When I was in second grade, I stumbled on a biography series. Washington Elementary had a whole library bookshelf dedicated to a blue-spined collection on 18th and early 19th century Americans who had left their mark. The books were penned for children (and so glossed over what later reading of feminist theory and the stories of first peoples would fill in), but I still remember my surprise at being able to access the lives of blacksmiths, politicians, presidents, war generals, activists, and the worlds they inhabited—so different from my San Joaquin Valley childhood.
I think my taste for nonfiction explains why Spark + Tumble is not populated with models. The couples you see here are actually promising to intertwine their lives; the authors and poets really live by their pens. What we make together are like visual biographies of specific moments, and I’ve particularly enjoyed slipping into the worlds of folk who, like me, require a bit of work to capture well on film.

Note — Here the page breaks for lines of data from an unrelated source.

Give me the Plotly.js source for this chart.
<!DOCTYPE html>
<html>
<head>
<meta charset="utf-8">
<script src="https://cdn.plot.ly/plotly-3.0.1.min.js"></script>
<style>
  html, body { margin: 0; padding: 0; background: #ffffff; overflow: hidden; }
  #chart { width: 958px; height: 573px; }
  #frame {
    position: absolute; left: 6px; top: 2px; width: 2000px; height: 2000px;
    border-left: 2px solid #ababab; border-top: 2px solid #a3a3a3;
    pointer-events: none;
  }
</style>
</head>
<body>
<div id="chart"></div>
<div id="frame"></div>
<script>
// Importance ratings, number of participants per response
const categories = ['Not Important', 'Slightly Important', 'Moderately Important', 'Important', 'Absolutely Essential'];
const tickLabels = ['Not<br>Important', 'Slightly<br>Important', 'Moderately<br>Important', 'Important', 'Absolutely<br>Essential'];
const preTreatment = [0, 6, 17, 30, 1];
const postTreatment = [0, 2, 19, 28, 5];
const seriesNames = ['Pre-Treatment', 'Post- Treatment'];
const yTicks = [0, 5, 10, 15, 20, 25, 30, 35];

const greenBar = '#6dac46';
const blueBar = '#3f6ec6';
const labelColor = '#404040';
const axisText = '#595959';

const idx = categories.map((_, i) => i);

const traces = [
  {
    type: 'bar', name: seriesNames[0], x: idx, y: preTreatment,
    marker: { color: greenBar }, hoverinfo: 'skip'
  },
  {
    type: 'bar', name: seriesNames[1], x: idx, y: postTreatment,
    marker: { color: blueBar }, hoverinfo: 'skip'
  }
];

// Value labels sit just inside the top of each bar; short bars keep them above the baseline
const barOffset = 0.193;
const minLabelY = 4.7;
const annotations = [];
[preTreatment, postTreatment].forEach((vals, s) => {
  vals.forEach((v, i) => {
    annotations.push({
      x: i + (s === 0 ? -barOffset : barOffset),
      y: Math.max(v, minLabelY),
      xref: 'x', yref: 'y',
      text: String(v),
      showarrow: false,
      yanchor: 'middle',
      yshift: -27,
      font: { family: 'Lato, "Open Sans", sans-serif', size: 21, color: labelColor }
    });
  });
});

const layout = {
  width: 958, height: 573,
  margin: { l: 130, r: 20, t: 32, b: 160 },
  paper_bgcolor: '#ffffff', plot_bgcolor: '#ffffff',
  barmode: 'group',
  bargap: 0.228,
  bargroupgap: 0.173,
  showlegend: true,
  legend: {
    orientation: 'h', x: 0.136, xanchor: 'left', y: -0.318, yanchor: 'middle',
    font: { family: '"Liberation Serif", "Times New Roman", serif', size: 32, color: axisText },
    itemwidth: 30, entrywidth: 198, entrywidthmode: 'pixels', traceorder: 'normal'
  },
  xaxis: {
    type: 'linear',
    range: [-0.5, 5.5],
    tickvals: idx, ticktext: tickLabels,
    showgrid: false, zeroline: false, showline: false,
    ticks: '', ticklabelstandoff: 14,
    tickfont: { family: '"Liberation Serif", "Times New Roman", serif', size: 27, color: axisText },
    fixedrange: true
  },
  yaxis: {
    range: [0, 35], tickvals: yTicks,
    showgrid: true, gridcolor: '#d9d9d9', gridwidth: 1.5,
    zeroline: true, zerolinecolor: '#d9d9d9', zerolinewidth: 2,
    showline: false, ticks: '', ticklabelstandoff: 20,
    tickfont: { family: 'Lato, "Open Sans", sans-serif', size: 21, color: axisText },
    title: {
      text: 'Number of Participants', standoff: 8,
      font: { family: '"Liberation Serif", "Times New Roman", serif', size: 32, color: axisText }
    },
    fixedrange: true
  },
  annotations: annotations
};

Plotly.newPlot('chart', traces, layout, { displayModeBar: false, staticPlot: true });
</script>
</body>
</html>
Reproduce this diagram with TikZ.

So, it was with curiosity and some skepticism that I joined in a recent fashion shoot. The process of discovering what animates a person fuels my fascination with the process of photographing people—so how to photograph someone trained to present themselves in the most photographable way? What worlds was I entering?

Here’s what I learned: like watching skilled dancers, it is a pleasure to see the artful movements of a good model. They understand light and lines and angles. And there are small ways in which their movements can inform the way I capture the everyday grace and vibrancy of the people I regularly photograph. As you already know, and I may have needed to remember: pretty girls are just as likely to be rude or intelligent or fascinating or tiresome as the rest of us.

I also learned something about me. Apparently, given a skilled subject, I will still want to do the work of exploring a personality. In the thrum of working alongside other photographers, I heard myself saying, Yes, good, but look up into the light like you’re in Alfred Hitchcock’s The Birds. I asked a model to act as though she had a headache. And I asked this model, who was a total kick to work with, to really let go and scream. For both of us.